You wouldn’t know it by looking at him – babyface that he is – but Will Toledo has been releasing urgent, satisfyingly angsty alt-rock as Car Seat Headrest for a decade now. In that time he’s released 12 albums, including this year’s Making a Door Less Open, on which he dons a gas mask and boiler suit and adopts the name ‘Trait’. For Downtime, Toledo lowers the camouflage to recommend tomes on classical music, Kay Thompson, Miles Davis and more – though, he admits, he hasn’t finished reading them all himself yet.
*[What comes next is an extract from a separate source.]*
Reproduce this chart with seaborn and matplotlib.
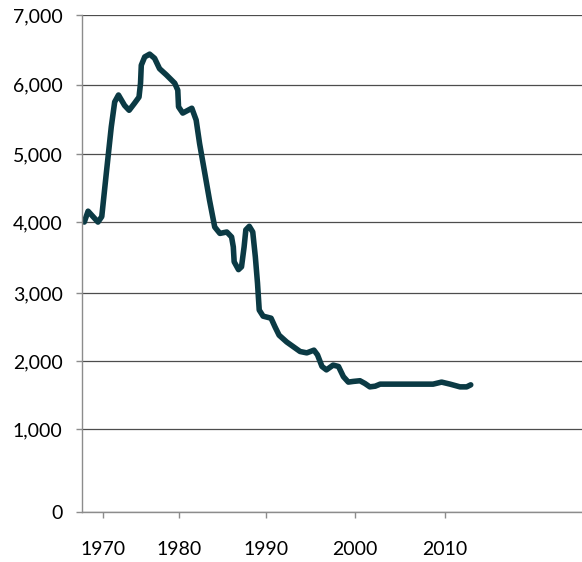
import numpy as np
import pandas as pd
import seaborn as sns
import matplotlib.pyplot as plt

# values
years = [1967.5, 1968.0, 1969.3, 1969.8, 1970.4, 1971.05, 1971.5, 1972.0, 1972.8, 1973.4,
         1974.1, 1974.7, 1974.9, 1975.0, 1975.45, 1976.1, 1976.75, 1977.4, 1978.3, 1979.4,
         1979.8, 1979.9, 1980.4, 1981.45, 1981.95, 1982.35, 1982.95, 1983.5, 1984.1, 1984.7,
         1985.5, 1986.05, 1986.25, 1986.35, 1986.85, 1987.2, 1987.5, 1987.7, 1988.1, 1988.5,
         1988.8, 1989.05, 1989.25, 1989.7, 1990.6, 1991.05, 1991.5, 1992.35, 1993.85, 1994.6,
         1995.4, 1995.8, 1996.3, 1996.8, 1997.55, 1998.15, 1998.7, 1999.25, 1999.8, 2000.55,
         2001.1, 2001.65, 2002.25, 2002.8, 2008.7, 2009.65, 2010.6, 2011.7, 2012.45, 2012.9]
values = [4000, 4160, 4000, 4080, 4720, 5390, 5750, 5850, 5700, 5630,
          5730, 5820, 6020, 6280, 6400, 6440, 6380, 6230, 6140, 6020,
          5920, 5680, 5590, 5660, 5490, 5150, 4720, 4320, 3930, 3840,
          3860, 3790, 3650, 3440, 3330, 3370, 3650, 3890, 3940, 3860,
          3510, 3140, 2750, 2660, 2630, 2500, 2380, 2280, 2140, 2120,
          2160, 2090, 1920, 1870, 1940, 1920, 1770, 1690, 1700, 1710,
          1670, 1620, 1630, 1660, 1660, 1690, 1660, 1620, 1620, 1650]

x_ticks = [1970, 1980, 1990, 2000, 2010]
x_labels = ['1970', '1980', '1990', '2000', '2010']
y_ticks = [0, 1000, 2000, 3000, 4000, 5000, 6000, 7000]
y_labels = ['0', '1,000', '2,000', '3,000', '4,000', '5,000', '6,000', '7,000']

df = pd.DataFrame({'year': years, 'value': values})

# the original axes are not evenly spaced, so use piecewise scales
xk_year = [1950, 1970, 1980, 1990, 2000, 2010, 2040]
xk_pos = [103.3 - 20 * 7.6, 103.3, 179.3, 265.7, 355.0, 444.7, 444.7 + 30 * 8.97]
yk_val = [-2000, 0, 1000, 2000, 3000, 4000, 5000, 6000, 7000, 9000]
yk_pos = [-678.9, -512.3, -429.0, -361.0, -293.0, -222.0, -154.0, -84.5, -15.3, 123.1]


def fx(v):
    return np.interp(v, xk_year, xk_pos)


def fx_inv(p):
    return np.interp(p, xk_pos, xk_year)


def fy(v):
    return np.interp(v, yk_val, yk_pos)


def fy_inv(p):
    return np.interp(p, yk_pos, yk_val)


sns.set_style('white')
plt.rcParams['font.family'] = ['Lato', 'DejaVu Sans']

fig = plt.figure(figsize=(5.82, 5.62), dpi=100)
ax = fig.add_axes([82 / 582, 49.7 / 562, 500 / 582, 496.9 / 562])

ax.set_xscale('function', functions=(fx, fx_inv))
ax.set_yscale('function', functions=(fy, fy_inv))

sns.lineplot(data=df, x='year', y='value', ax=ax, color='#0b3a44', linewidth=4.0,
             estimator=None, sort=False, solid_joinstyle='round', solid_capstyle='round')

ax.set_xlim(1967.2, 2025.3)
ax.set_ylim(0, 7000)
ax.set_xticks(x_ticks)
ax.set_xticklabels(x_labels)
ax.set_yticks(y_ticks)
ax.set_yticklabels(y_labels)
ax.set_xlabel('')
ax.set_ylabel('')

ax.grid(axis='y', color='#4d4d4d', linewidth=0.9)
ax.grid(axis='x', visible=False)
ax.set_axisbelow(True)

for side in ['top', 'right']:
    ax.spines[side].set_visible(False)
for side in ['left', 'bottom']:
    ax.spines[side].set_color('#8c8c8c')
    ax.spines[side].set_linewidth(1.0)

ax.tick_params(axis='x', direction='out', length=4, width=1, color='#8c8c8c',
               pad=17, labelsize=14, labelcolor='black', bottom=True)
ax.tick_params(axis='y', direction='out', length=4, width=1, color='#8c8c8c',
               pad=10, labelsize=14, labelcolor='black', left=True)

fig.savefig('out.png', dpi=100)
The Oxford History of Western Music

The Oxford History of Western Music

By Richard Taruskin

I don’t know anything about classical music, but now I know a little bit thanks to these books. I’ve read Volume 2, The 17th and 18th Century, where classical music starts to be a “thing”, and now I’m reading Volume 3 on the 19th century. My favourite genre of classical music is opera now, although it’s not really a genre. An opera is like a movie, but better, because everyone is screaming about their feelings, but in a beautiful way. These books are big and expensive, but I got them through the library, so maybe try that.

Miles The Autobiography

Miles: The Autobiography

By Miles Davis and Quincy Troupe

I don’t know anything about jazz, but now I know a few jazz artists from the 40s, because that’s how far I’ve gotten in this book. It’s taking me a while because he mentions a lot of artists and I want to look them all up, but some of them barely exist online. This book is about a lost time when it was sexy to play the trumpet. It was probably the sexiest instrument back then. I still think it’s sexy, and so do probably a lot of people, but times have changed, and now everyone is going nuts over stuff like an “OP-1”. But I don’t care about synths. I just wish I knew how to play the trumpet.

Kay Thompson Sam Irvin

Kay Thompson: From Funny Face to Eloise

By Sam Irvin

I had no idea who Kay Thompson was, but now I know some of the things she did from 1909 to 1948, because that’s how far I’ve gotten in this book. She did a LOT of stuff, and she lived until 1998 according to the table of contents, so she probably does a lot more stuff from there. She mostly lived in Hollywood and did songs for movies, but all the songs were crazy elaborate productions, and she’d train the singers and coach the actors and then move right on to the next movie. She was just the kind of person who was always doing a thousand different things. In the part I just read she was touring with the Williams Brothers and everyone was going nuts over their show. The book flap says Andy Williams was her “secret lover” but I haven’t gotten to that point. If you’ve heard the Andy Williams Christmas Album, then you’ve heard Kay Thompson’s re-arrangement of Jingle Bells. It’s really nuts.

From Dawn to Decadence: 500 Years of Western Cultural Life

From Dawn to Decadence: 500 Years of Western Cultural Life

This isn’t a book about music. This is a history book written by an old smart guy. I tried to read this book years ago but it didn’t “click”. Now it’s “clicking” and the only thing stopping me from reading the whole thing is that my back is already hurting from too much reading, and it’s a heavy book and there’s no Kindle version. What are we doing here, people? I’m on page 96.